Here’s a rough layout of the Content API:

Concierge is the name of the application I mentioned earlier. Each instance maintains open connections to the ES nodes in the cluster. The REST client is not trying to be clever here, whenever there’s more than one node, requests are dispatched to each in a round-robin fashion. So, let’s address this … we not only had a cost motivation, but also, the load-balancer is already dispatching requests using a more sophisticated routing algorithm; by using RR behind it, we were kind of ruining all of that.

Right, here’s the plan of attack:

Ensure all content is replicated in each AZ

Elasticsearch is a distributed application where each data node contains units of storage (shards) which contain all the content produced at the Guardian. Fortunately, it gives us the ability to determine how those units are spread and replicated.
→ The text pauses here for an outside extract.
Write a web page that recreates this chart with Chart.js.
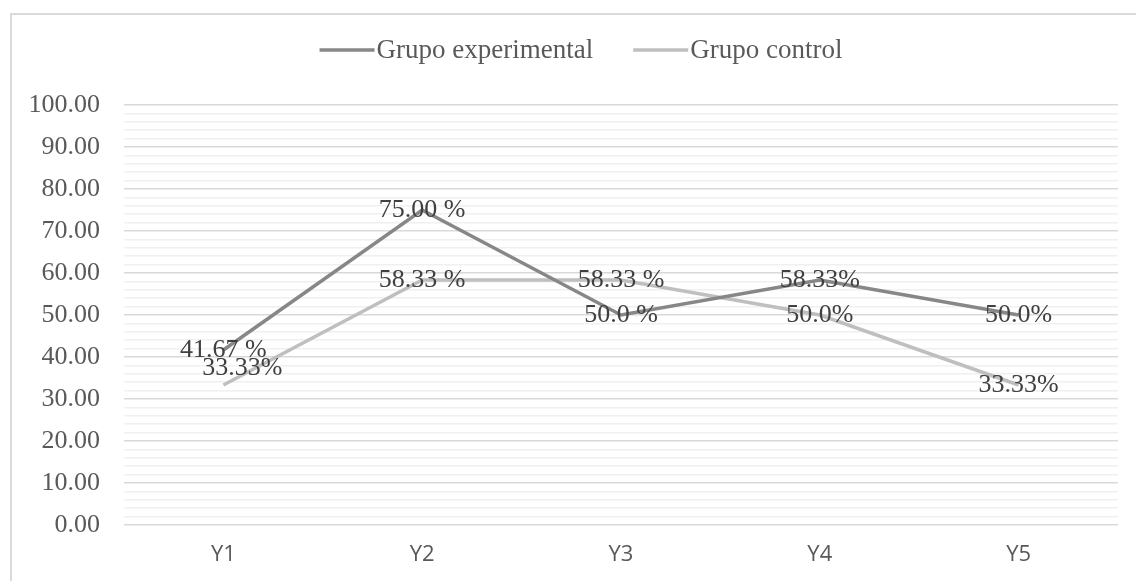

At a minimum, then, we must have two replicas for each shard, for a total of three, one in each AZ. This was already the case for us, but if it were not, all we would have to do is update the settings for each index in the cluster, e.g.
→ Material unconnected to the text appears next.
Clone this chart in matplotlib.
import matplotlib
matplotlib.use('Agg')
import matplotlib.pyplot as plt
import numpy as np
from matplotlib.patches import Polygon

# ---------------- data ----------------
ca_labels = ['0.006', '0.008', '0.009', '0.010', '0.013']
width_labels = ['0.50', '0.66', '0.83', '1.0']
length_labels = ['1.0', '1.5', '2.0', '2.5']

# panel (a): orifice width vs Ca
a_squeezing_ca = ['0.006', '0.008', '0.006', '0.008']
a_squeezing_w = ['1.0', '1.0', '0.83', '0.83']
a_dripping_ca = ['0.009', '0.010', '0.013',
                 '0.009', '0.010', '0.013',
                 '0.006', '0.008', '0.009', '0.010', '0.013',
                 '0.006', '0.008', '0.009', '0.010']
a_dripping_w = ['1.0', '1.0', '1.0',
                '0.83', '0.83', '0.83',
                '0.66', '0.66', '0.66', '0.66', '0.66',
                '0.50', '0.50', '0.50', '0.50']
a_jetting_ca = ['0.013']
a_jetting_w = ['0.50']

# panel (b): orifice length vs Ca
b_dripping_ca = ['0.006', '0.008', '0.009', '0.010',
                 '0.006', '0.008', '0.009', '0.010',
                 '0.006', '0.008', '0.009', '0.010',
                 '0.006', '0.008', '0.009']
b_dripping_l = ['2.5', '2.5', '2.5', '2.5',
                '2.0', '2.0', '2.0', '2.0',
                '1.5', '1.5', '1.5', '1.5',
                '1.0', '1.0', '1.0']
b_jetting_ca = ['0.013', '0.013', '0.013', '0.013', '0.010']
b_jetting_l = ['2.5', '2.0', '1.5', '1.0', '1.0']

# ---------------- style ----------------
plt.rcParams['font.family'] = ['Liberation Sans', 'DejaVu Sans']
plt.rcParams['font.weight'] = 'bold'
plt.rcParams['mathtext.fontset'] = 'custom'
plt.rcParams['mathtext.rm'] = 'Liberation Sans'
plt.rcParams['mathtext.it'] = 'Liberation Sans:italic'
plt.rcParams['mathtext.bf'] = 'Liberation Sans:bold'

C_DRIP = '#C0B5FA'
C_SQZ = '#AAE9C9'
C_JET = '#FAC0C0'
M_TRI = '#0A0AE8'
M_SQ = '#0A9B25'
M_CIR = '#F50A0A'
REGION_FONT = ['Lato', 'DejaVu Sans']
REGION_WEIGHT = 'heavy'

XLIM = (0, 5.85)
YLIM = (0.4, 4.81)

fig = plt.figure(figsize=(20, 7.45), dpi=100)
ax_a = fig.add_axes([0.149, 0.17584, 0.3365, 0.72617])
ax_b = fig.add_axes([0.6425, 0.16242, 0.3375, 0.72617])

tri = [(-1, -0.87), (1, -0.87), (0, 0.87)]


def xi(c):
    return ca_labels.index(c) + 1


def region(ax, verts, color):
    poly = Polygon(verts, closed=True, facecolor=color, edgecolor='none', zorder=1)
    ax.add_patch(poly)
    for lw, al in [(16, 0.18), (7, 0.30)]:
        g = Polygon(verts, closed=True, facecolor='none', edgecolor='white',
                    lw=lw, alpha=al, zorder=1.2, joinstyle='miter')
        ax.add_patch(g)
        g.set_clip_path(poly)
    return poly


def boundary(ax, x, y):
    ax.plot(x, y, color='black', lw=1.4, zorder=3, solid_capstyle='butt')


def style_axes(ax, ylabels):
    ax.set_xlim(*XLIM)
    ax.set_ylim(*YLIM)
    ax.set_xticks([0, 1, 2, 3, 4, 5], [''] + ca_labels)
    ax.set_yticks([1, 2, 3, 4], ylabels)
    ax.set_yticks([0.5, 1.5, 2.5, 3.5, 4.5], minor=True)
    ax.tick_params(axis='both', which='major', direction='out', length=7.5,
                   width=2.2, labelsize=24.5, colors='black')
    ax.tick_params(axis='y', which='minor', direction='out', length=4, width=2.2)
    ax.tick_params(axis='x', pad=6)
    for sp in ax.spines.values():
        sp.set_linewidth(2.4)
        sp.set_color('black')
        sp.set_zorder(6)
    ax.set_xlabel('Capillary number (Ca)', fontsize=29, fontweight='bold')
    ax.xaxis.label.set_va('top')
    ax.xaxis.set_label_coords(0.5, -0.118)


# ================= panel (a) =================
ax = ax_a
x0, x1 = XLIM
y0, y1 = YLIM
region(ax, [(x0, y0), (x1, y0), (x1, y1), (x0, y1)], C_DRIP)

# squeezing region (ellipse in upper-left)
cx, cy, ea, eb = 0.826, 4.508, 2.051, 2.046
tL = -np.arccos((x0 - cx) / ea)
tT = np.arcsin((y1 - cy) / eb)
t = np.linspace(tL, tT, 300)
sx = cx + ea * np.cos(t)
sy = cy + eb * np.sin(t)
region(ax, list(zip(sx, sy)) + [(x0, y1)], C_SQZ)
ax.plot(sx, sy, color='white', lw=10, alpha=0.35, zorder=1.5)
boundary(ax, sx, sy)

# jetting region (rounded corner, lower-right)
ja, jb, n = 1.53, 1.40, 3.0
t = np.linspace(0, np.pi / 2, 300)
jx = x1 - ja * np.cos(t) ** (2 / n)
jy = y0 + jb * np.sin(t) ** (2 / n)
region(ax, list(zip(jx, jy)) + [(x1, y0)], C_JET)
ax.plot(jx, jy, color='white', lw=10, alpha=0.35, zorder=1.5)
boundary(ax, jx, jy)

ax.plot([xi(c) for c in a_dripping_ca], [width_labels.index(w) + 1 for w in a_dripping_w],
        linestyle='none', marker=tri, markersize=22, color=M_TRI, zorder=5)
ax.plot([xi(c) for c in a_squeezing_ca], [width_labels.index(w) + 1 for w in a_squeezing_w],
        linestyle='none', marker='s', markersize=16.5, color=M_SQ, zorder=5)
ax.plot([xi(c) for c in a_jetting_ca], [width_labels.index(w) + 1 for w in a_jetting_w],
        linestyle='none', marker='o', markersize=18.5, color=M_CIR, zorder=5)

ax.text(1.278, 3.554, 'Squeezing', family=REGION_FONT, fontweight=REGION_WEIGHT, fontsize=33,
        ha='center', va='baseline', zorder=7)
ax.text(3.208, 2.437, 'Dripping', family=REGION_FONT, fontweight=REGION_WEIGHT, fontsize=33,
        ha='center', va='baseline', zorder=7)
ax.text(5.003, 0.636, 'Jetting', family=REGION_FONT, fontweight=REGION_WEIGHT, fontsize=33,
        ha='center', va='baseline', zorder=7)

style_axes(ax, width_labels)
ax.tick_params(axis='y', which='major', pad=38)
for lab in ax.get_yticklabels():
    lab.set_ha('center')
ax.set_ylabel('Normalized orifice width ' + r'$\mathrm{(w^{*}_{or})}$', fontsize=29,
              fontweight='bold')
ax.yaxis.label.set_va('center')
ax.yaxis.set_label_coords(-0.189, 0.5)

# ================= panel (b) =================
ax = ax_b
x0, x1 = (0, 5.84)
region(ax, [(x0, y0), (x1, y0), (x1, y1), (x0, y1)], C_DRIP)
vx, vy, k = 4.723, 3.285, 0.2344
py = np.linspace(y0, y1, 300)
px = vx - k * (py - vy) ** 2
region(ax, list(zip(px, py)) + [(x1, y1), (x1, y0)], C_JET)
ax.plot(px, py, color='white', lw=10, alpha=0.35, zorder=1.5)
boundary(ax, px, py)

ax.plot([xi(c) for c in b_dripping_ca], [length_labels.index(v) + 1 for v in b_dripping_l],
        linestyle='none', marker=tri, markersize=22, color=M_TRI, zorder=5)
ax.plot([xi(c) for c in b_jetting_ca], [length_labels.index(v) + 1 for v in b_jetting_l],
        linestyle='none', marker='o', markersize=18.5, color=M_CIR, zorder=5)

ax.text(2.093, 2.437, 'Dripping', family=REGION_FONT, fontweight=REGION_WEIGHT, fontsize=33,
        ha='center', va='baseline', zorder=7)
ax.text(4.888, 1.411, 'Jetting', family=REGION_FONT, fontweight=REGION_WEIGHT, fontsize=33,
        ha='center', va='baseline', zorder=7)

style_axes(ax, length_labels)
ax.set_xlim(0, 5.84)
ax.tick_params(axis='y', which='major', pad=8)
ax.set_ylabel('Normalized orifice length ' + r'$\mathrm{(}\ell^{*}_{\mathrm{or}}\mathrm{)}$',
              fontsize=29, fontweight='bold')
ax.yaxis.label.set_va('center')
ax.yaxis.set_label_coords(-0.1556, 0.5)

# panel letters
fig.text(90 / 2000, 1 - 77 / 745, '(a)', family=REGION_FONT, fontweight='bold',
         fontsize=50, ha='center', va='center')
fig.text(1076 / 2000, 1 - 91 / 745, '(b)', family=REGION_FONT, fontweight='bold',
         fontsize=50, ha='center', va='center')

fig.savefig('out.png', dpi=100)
curl -X PUT "localhost:9200/<index>/_settings" -H 'Content-Type: application/json' -d'
{
    "index" : {
        "number_of_replicas" : 2
    }
}

Ensure proper shard distribution

It is not enough to have replicas, one must make sure shards are physically distributed correctly over the network. This is achieved with shard allocation awareness.

We are using the EC2 discovery plugin to handle cluster formation in AWS. Luckily, it can tag an instance with an attribute, aws_availability_zone, to identify in which AZ it is. This is done in the Elasticsearch configuration:

# let the EC2 discovery plugin add the aws_availability_zone attribute to the node
cloud.node.auto_attributes: true

All we have to do next is use that attribute in the shard allocation awareness algorithm. This is also specified in the configuration:

# let ES distribute shard according to that attribute
cluster.routing.allocation.awareness.attributes: aws_availability_zone

Connect clients to nodes within the same AZ

The cluster is now correctly setup. The next step is in Concierge – it can only connect to Elasticsearch nodes in the same AZ. To get that list of hosts, we use the EC2 API. For example:

def findElasticsearchHostsInEc2(client: Ec2Client, az: String): List[HttpHost] = {
  val request = DescribeInstancesRequest.builder.filters(
    Filter.builder.name("instance-state-name").values(InstanceStateName.Running.toString).build,
    Filter.builder.name("availability-zone").values(az).build,
    ...
  ).build
  val response = client.describeInstances(request)
  val instances = response.reservations.asScala.flatMap(_.instances.asScala)
  instances.map(i => new HttpHost(i.privateIpAddress, 9200, "http"))
}

Ensure we can scale the cluster up and down

In the event where we need to scale up or down, we want Concierge to automatically update client connections. The Elasticsearch client provides a node sniffer which does exactly that.

The default implementation uses the node info API, which cannot help us here as it doesn’t know anything about availability zones—and it doesn’t seem possible to restrict a query using node attributes. That’s OK, we can just provide our own, for example:

val nodesSniffer = new NodesSniffer {
  override def sniff: java.util.List[Node] =
    findElasticsearchHostsInEc2(ec2Client, availabilityZone)
      .map(new Node(_))
      .asJava
}

val sniffer = Sniffer
  .builder(esClient.getLowLevelClient())
  .setNodesSniffer(nodesSniffer)
  .build

And voila!

So free we want to buy more

With the above changes, we get all the traffic between Concierge and Elasticsearch, our most expensive cost center, for free!